Le commissaire au lobbyisme s'est insurgé, mercredi, contre le manque de pouvoirs dont il dispose, ce qui a entraîné des délais de trois ans dans le traitement de poursuites judiciaires contre la firme de génie BPR.

> L'étude commentée par le commissaire (PDF)

François Casgrain a déploré qu'il ait fallu autant de temps pour que les tribunaux se saisissent de ces dossiers qui avaient fait l'objet de constats d'infraction en 2010.

«Je trouve aberrant que dans certaines poursuites, dans certains constats d'infraction signifiés par exemple dans un dossier en 2010, que le dossier n'ait été ouvert devant la Cour qu'en 2013», a-t-il dit en révélant les résultats d'une étude sur les activités de lobbyisme.

Pour illustrer ses pouvoirs limités, M. Casgrain a donné l'exemple de ce dossier touchant BPR qui avait eu grand retentissement, en raison de l'implication du député libéral Jean D'Amour.

Le commissaire avait constaté au total 84 manquements à la loi, mais de ce nombre, seulement 27 pouvaient faire l'objet de poursuites pénales. Pour les 57 autres, leur délai de prescription était écoulé, les faits remontant à plus d'un an.

M. D'Amour avait rapidement plaidé coupable au constat d'infraction stipulant qu'il avait effectué du lobbyisme illégal auprès de titulaires de charges publiques du Bas-Saint-Laurent, alors qu'il représentait BPR.

Pour obtenir que les constats contestés soient traités par la justice, M. Casgrain a dû insister auprès du Directeur des poursuites criminelles et pénales (DPCP).

«Le DPCP va envoyer ça en lot et il va attendre qu'éventuellement, la Cour leur signifie que quelque chose a été ouvert, a-t-il dit. Dans ce cas-ci il a fallu insister auprès du DPCP un peu, qu'il s'assure que les dossiers soient ouverts parce que ça faisait près de trois ans et le dossier n'était toujours pas ouvert.»

M. Casgrain n'a pas voulu lancer la pierre au DPCP, chargé d'intenter les poursuites.

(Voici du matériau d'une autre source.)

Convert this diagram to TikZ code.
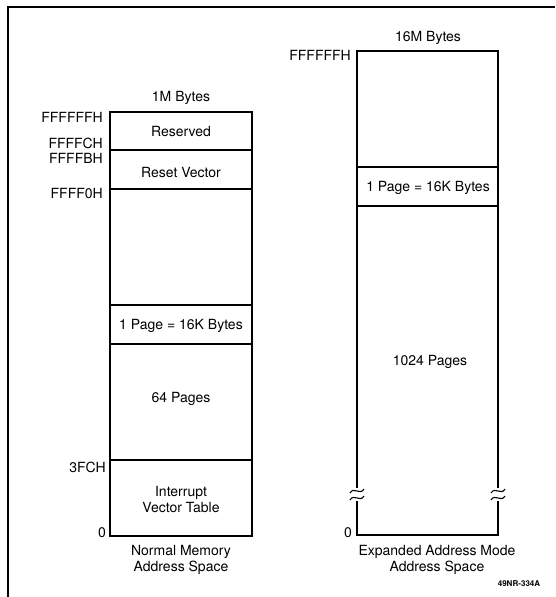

Mais il a utilisé cet exemple pour illustrer sa demande pour que ses pouvoirs soient élargis.

«Le DPCP fait un travail qui est important, nous avons des bonnes relations mais on continue d'estimer que le commissaire au lobbyisme devrait prendre ses propres poursuites, c'est lui qui est le spécialiste, c'est lui qui a à administrer sa loi, a-t-il dit. Je pense que c'est le commissaire qui est le mieux placé pour éventuellement amener ces cas et les défendre devant les tribunaux.»

M. Casgrain souhaite aussi que la Loi sur le lobbyisme soit modifiée pour allonger les délais de prescription et clarifier les responsabilités des fonctionnaires et élus qui sont exposés aux activités d'influence des divers représentants d'entreprises ou de regroupements.

Fort d'une nouvelle étude, M. Casgrain a constaté que les titulaires de charges publiques ne sont que 23 pour cent à consulter le registre des lobbyistes pour s'assurer que les représentants qui les sollicitent sont inscrits, comme l'oblige la loi.

Pourtant, l'étude indique aussi que 96 pour cent des titulaires de charges publiques estiment qu'ils ont la responsabilité de veiller à l'application de la Loi sur le lobbyisme.

«Si les actions ne suivent pas les paroles, on finit par ne pas croire la personne qui prononce les paroles, a-t-il dit. Donc, on dit souvent qu'il faut que les bottines suivent les babines, alors c'est exactement ça.»

M. Casgrain a prévenu les élus contre les risques qu'ils encourent, puisqu'ils s'exposent à des critiques si jamais il est démontré qu'ils ont des relations avec des lobbyistes qui contreviennent à la loi.

«C'est une des raisons pour laquelle je dis aux élus: protégez-vous, ne donnez pas la chance qu'on vous reproche éventuellement d'avoir traité avec quelqu'un qui ne respecte pas la loi, parce qu'on va mettre en doute la légitimité des décisions que vous avez éventuellement prises, a-t-il dit. Il va y avoir une perception que le tout s'est fait de façon secrète.»

Selon M. Casgrain, la loi devrait être clarifiée afin que les titulaires de charges publiques soient davantage conscients de leurs responsabilités.

«Il faut mettre une disposition plus concrète indiquant que les titulaires de charges publiques ont une responsabilité à cet égard», a-t-il dit.

En janvier, le ministre responsable des Institutions démocratiques, Bernard Drainville, a déclaré son intention de présenter cette année des modifications la Loi sur le lobbyisme, pour éliminer ce qu'il a décrit comme des «échappatoires».